There are many wondrous, enigmatic and fascinating attractions on the Big Island of Hawaii, some better known than others, many out of the way and generally off the beaten track. Tour Guide Hawaii has produced an encyclopedic collection of the most up-to-date information, presented as short GPS-cued videos, in an app downloadable to iPhone and iPod Touch that covers the entire Big Island, highlighting the popular and the uncrowded, the famous and the secluded, the adventurous and the relaxing.
Richardson Beach Park and Ocean Center
The almost universal experience of visitors to Hawai’i is that, although it is certainly beautiful, delightful and a unique, special place, no matter what pre-conceptions a traveler may bring about Hawai’i, their experience is a bit different to what they expected.
Richardson Ocean Park, with its towering palms, fresh water pools, delightful surf, secluded and calm tidepools, lawns and general ambiance of tropical paradise, is almost certainly very close to what most visitors expect from Hawai’i—hence it popularity. If you are here on one of the two or three sunny days Hilo will have this year, Richardson Beach Park is perhaps the most lovely, calming and inviting place on the East side of the island.

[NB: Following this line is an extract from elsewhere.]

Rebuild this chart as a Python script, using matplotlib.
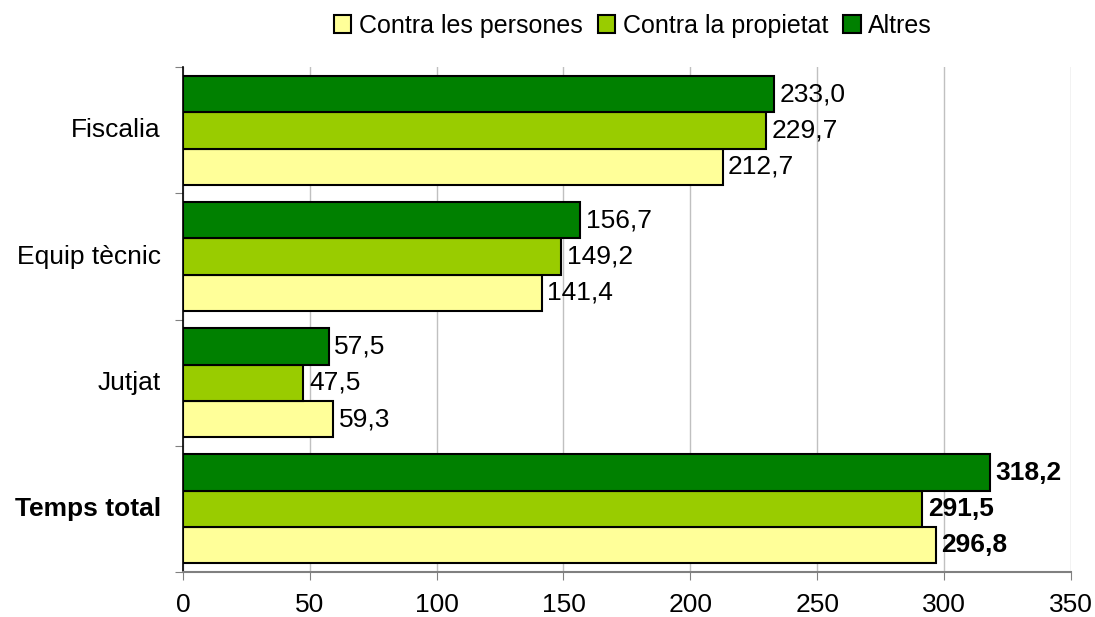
import matplotlib.pyplot as plt
import numpy as np

plt.rcParams['font.family'] = ['Liberation Sans', 'DejaVu Sans']

# Temps mitjà per fase i tipus de delicte
categories = ["Fiscalia", "Equip tècnic", "Jutjat", "Temps total"]
series_names = ["Contra les persones", "Contra la propietat", "Altres"]
persones = [212.7, 141.4, 59.3, 296.8]
propietat = [229.7, 149.2, 47.5, 291.5]
altres = [233.0, 156.7, 57.5, 318.2]
colors = ["#FFFF99", "#99CC00", "#008000"]
xticks = [0, 50, 100, 150, 200, 250, 300, 350]

fs = 19

fig = plt.figure(figsize=(10.95, 6.17), dpi=100)
ax = fig.add_axes([0.167, 0.073, 0.811, 0.818])

n = len(categories)
# first category at the top
ypos = np.arange(n)[::-1].astype(float)
h = 0.288
offsets = [-h, 0, h]

for vals, name, col, off in zip([persones, propietat, altres], series_names, colors, offsets):
    bars = ax.barh(ypos + off, vals, height=h, color=col, edgecolor="black",
                   linewidth=1.5, label=name, zorder=3)
    for i, (b, v) in enumerate(zip(bars, vals)):
        bold = categories[i] == "Temps total"
        ax.text(v + 2.2, b.get_y() + h / 2, f"{v:.1f}".replace(".", ","),
                va="center", ha="left", fontsize=fs,
                fontweight="bold" if bold else "normal", zorder=4)

ax.set_xlim(0, 350)
ax.set_ylim(-0.5, n - 0.5)
ax.set_xticks(xticks)
ax.set_xticklabels([str(t) for t in xticks], fontsize=fs)
ax.xaxis.grid(True, color="#C0C0C0", linewidth=1, zorder=0)
ax.tick_params(axis="x", length=6, color="#808080", pad=9)

# category labels between the boundary ticks
ax.set_yticks(np.arange(-0.5, n, 1.0))
ax.set_yticklabels([])
ax.tick_params(axis="y", length=6, color="#808080")
for y, cat in zip(ypos, categories):
    ax.text(-0.025, y, cat, transform=ax.get_yaxis_transform(), ha="right", va="center",
            fontsize=fs, fontweight="bold" if cat == "Temps total" else "normal")

ax.spines["top"].set_visible(False)
ax.spines["right"].set_visible(False)
ax.spines["left"].set_color("black")
ax.spines["left"].set_linewidth(1.2)
ax.spines["bottom"].set_color("#808080")
ax.spines["bottom"].set_linewidth(1.5)

handles, labels = ax.get_legend_handles_labels()
fig.legend(handles, labels, loc="center", bbox_to_anchor=(0.578, 0.958), ncol=3,
           frameon=False, fontsize=18, handlelength=0.7, handleheight=0.7,
           handletextpad=0.3, columnspacing=0.6)

plt.savefig("out.png", dpi=100)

Views of Mauna Kea at sunrise and sunset from this beach are unparalleled. The snorkeling here along the small black sand beach is the best of the Hilo area and the surf is a busy mix of beginner to intermediate level waves. Hawai’i County Division of Aquatics Ocean Center is located at this park; lots of interesting information is available from these friendly, helpful folks. The name derives from the owners of the first house built here, by George and Elsa Richardson, whose home is now occupied by the Richardson Ocean Center.
The main, near-shore swimming area is protected by a natural rock ledge, which makes it safe for even children to swim and snorkel here; entry is via the small black-sand beach. Frequented by dolphins and sea turtles and the best diversity of fish on this side of the island, the near-shore water is a little cold when getting in, due to fresh water springs, but soon warms-up a few dozen yards from shore. Experienced snorkelers will want to venture out and south, around the natural rock wall, to a small coral reef teeming with colorful fish.
The currents and surf can occasionally be tricky here, so heads-up, pay attention to what the lifeguard is advising, don’t go in during high surf. Since Leiiwi Beach Park is adjacent, it is suggested that you explore both snorkeling areas on the same visit. Poking about the abundant tidepools will add enjoyment to post-swim explorations.
Restrooms, showers, water, picnic tables and a lifeguard round-out the amenities of this wonderful place. There is also a Hawai’i County Police Department substation here.